Your goal
Begin at the first line of the data and copy each line through the one containing "from bokeh.resources import INLINE", that line included, with no pictures.

Material provided

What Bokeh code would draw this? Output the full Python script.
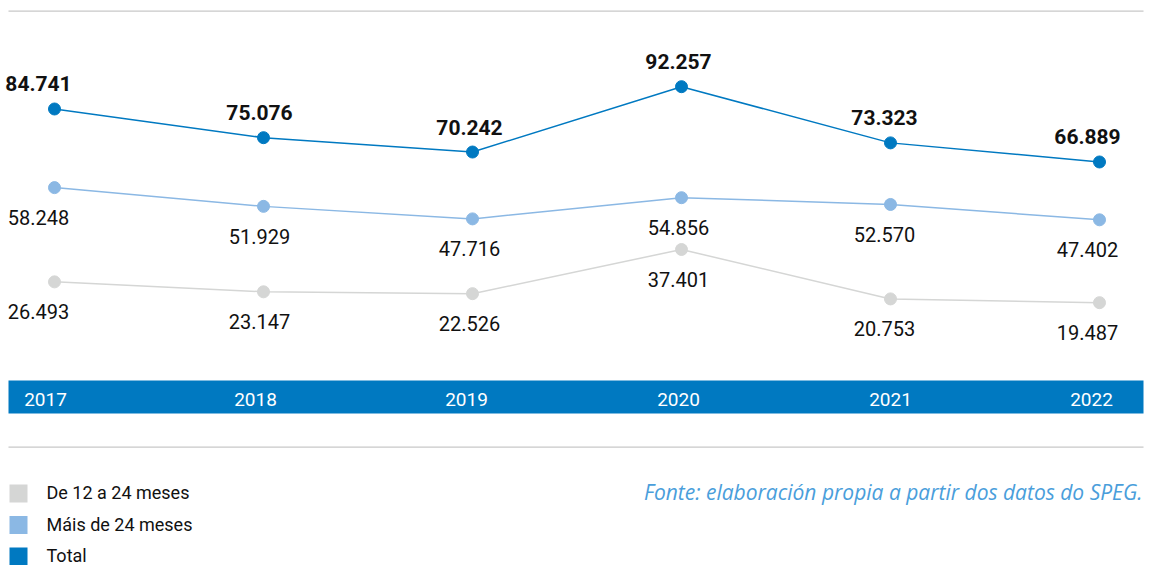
from bokeh.plotting import figure
from bokeh.models import Range1d, BoxAnnotation, ColumnDataSource
from bokeh.core.properties import value
from bokeh.embed import file_html
from bokeh.resources import INLINE

# ---- data ----
years = [2017, 2018, 2019, 2020, 2021, 2022]
year_labels = ["2017", "2018", "2019", "2020", "2021", "2022"]
total = [84.741, 75.076, 70.242, 92.257, 73.323, 66.889]
mais_24 = [58.248, 51.929, 47.716, 54.856, 52.570, 47.402]
de_12_24 = [26.493, 23.147, 22.526, 37.401, 20.753, 19.487]
series_names = ["De 12 a 24 meses", "Máis de 24 meses", "Total"]
source_text = "Fonte: elaboración propia a partir dos datos do SPEG."

# ---- style ----
C_TOTAL = "#0079C1"
C_MAIS = "#8BB8E4"
C_DE = "#D5D6D5"
C_BAND = "#0079C1"
C_RULE = "#C8C8C8"
C_TEXT = "#111111"
C_SRC = "#4A9EDB"
FONT = "Roboto"
label_dx = [-16, -4, -3, -3, -6, -12]
year_dx = [-9, -8, -6, -3, 0, -8]
TS = -7  # baseline correction for rendered text

W, H = 1151, 565
PX_PER_YEAR = 209.0
X0_PX = 54.0          # pixel of first year
PX_PER_UNIT = 2.968
ZERO_PX = 360.0       # pixel (from top) of value 0


def px2x(px):
    return years[0] + (px - X0_PX) / PX_PER_YEAR


def px2y(py):
    return (ZERO_PX - py) / PX_PER_UNIT


p = figure(width=W, height=H, output_backend="svg", toolbar_location=None,
           x_range=Range1d(px2x(0), px2x(W)), y_range=Range1d(px2y(H), px2y(0)),
           min_border=0, outline_line_color=None, background_fill_color="white",
           border_fill_color="white")
p.xaxis.visible = False
p.yaxis.visible = False
p.xgrid.visible = False
p.ygrid.visible = False

# rules
p.add_layout(BoxAnnotation(top=px2y(10), bottom=px2y(11.2), left=px2x(8), right=px2x(1143),
                           fill_color=C_RULE, fill_alpha=1, line_alpha=0))
p.add_layout(BoxAnnotation(top=px2y(446), bottom=px2y(447.2), left=px2x(8), right=px2x(1143),
                           fill_color=C_RULE, fill_alpha=1, line_alpha=0))

# year band
p.add_layout(BoxAnnotation(top=px2y(380), bottom=px2y(413), left=px2x(8), right=px2x(1143),
                           fill_color=C_BAND, fill_alpha=1, line_alpha=0, level="underlay"))
p.text(x=years, y=[px2y(406 + TS)] * len(years), text=year_labels, x_offset=year_dx,
       text_align="center", text_baseline="alphabetic", text_color="white",
       text_font=value(FONT), text_font_size="19px")

# series
for vals, col in [(de_12_24, C_DE), (mais_24, C_MAIS), (total, C_TOTAL)]:
    src = ColumnDataSource(dict(x=years, y=vals))
    p.line("x", "y", source=src, line_color=col, line_width=1.5)
    p.scatter("x", "y", source=src, size=12, fill_color=col, line_color=col)

# value labels
def fmt(v):
    return f"{v:.3f}"

for vals in (de_12_24, mais_24):
    p.text(x=years, y=vals, text=[fmt(v) for v in vals], x_offset=label_dx, y_offset=37 + TS,
           text_align="center", text_baseline="alphabetic", text_color=C_TEXT,
           text_font=value(FONT), text_font_size="20px")

p.text(x=years, y=total, text=[fmt(v) for v in total], x_offset=label_dx, y_offset=-18 + TS,
       text_align="center", text_baseline="alphabetic", text_color=C_TEXT,
       text_font=value(FONT), text_font_size="21px", text_font_style="bold")

# legend (manual)
leg_cols = [C_DE, C_MAIS, C_TOTAL]
leg_y_px = [493, 524.5, 556]
p.rect(x=[px2x(18)] * 3, y=[px2y(py) for py in leg_y_px], width=18, height=18,
       width_units="screen", height_units="screen", fill_color=leg_cols, line_color=None)
p.text(x=[px2x(46)] * 3, y=[px2y(py + 6 + TS) for py in leg_y_px], text=series_names,
       text_align="left", text_baseline="alphabetic", text_color=C_TEXT,
       text_font=value(FONT), text_font_size="18px")

# source
p.text(x=[px2x(1142)], y=[px2y(498 + TS)], text=[source_text], text_align="right",
       text_baseline="alphabetic", text_color=C_SRC, text_font=value("Open Sans"),
       text_font_size="21px", text_font_style="italic")

open("out.html", "w").write(file_html(p, INLINE))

Solution to this exercise
What Bokeh code would draw this? Output the full Python script.
from bokeh.plotting import figure
from bokeh.models import Range1d, BoxAnnotation, ColumnDataSource
from bokeh.core.properties import value
from bokeh.embed import file_html
from bokeh.resources import INLINE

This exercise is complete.